Por onde anda o sistema acusatório?

Aprendemos, desde os bancos da graduação em Direito, que o processo penal foi regido, ao longo de sua história, por dois grandes sistemas, quais sejam, a rigor: o sistema inquisitório e o sistema acusatório. As diferenças entre um e outro, é bom que se diga, são várias e variadas, com uma profundidade digna de um Oceano. Não há como desenvolvê-las aqui. Porém, há uma característica básica a notabiliza-los, isto é: o papel do juiz.

O sistema inquisitório (ou inquisitivo), que remonta há alguns séculos nebulosos na história, inclusive, é caracterizado por um papel demasiado ativo por parte do julgador – o juiz atua como parte, investiga, dirige a produção da prova, acusa e julga. Não é juiz. Mas carrasco, basicamente. Não há espaço para imparcialidade objetiva e subjetiva, tampouco para o resguardo de direitos ao acusado. E o processo, inclusive, corre mediante segrego, na maior parte das vezes – até mesmo para não expor o arbítrio (!) daquele que decide. Apesar do absurdo, é preciso registrar que essa prática nefasta frutificou às pencas ao longo da história.

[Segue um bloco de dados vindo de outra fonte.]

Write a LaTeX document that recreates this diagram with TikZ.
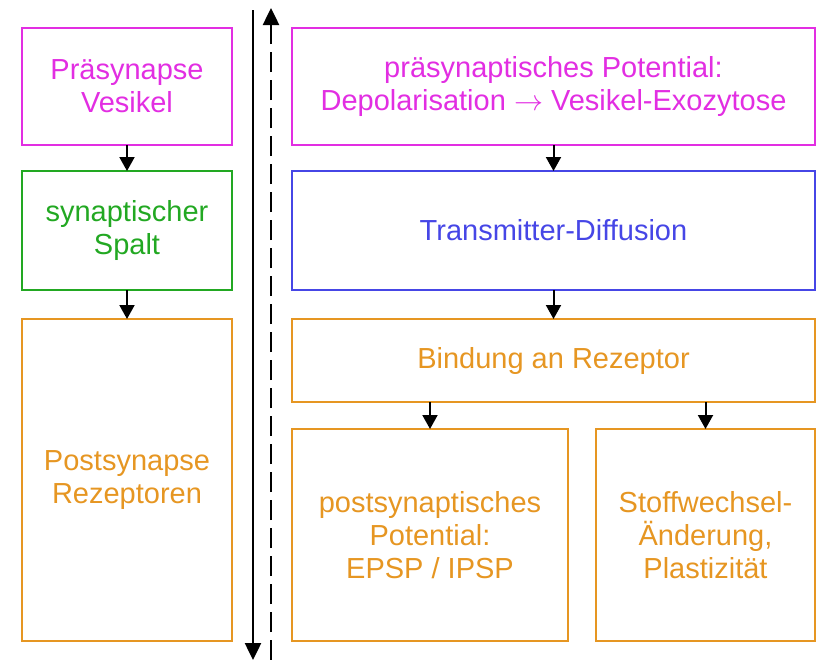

Já o sistema acusatório é a superação do primeiro, ainda que tardia. O sistema acusatório caracteriza-se pela clara separação das funções de acusar, defender e julgar. Ao acusado é assegurada uma gama de direitos, como a ampla defesa, o contraditório, o direito de não ser processado e condenado com lastro em provas ilícitas, a imparcialidade judicial e a equidistância do juiz com relação às partes, a fundamentação das decisões judiciais etc. Aqui o processo é público, por regra, submetido ao escrutínio alheio, bem como a instâncias superiores. A chave é o papel do juiz – aqui o juiz é garantidor, inclusive, dos direitos dos acusados contra o poder estatal, guardião da constitucionalidade. Assim deveria ser, ao menos. Alguns falam de um sistema misto, de igual modo. Mas issonão passa de uma reminiscência autoritária; ede um álibi meramente retórico para fazer quebrar o sistema acusatório. O processo penal no Brasil é regido pelo sistema acusatório, a partir da Constituição de 1988. Assim o é. Ou, reitero, ao menos assim deveria ser.

Falo, então, à luz dessas premissas, do que assisti perante o STF no curso da semana, naquilo que lidou com o interrogatório dos réus acusados pelo 8 de janeiro. E o que vi? Vi a quebra, agora escancarada, para quem quiser ver, do mesmo sistema acusatório, algo que já vínhamos denunciando há tempos – nós e muita gente para além.

E por que houve essa quebra, vez mais? Ora, o que se viu ali foi o retorno do chamado “sistema presidencialista” na dinâmica das audiências de instrução, com perguntas dirigidas ao juiz, não mais diretamente às testemunhas ou interrogandos. E o artigo 212 do CPP? Quebra do sistema acusatório. Mas não parou por aí: e a oitiva de Mauro Cid conjuntamente, não na condição de testemunha de acusação especial, porquanto delator – ainda que ele seja corréu? Nova quebra. E a postura ativa do magistrado na formulação de perguntas, não apenas aos réus em geral, mas ao delator? E a ordem, começando pelas partes e só passando ao juiz à título de complementariedade, regra básica de “cross examination”, até mesmo porque o interrogatório é um ato de defesa, não um instrumento para obter a confissão (isso é para um sistema inquisitorial). Enfim… resta lamentar. Anda longe, pois, o sistema acusatório. E não é de hoje.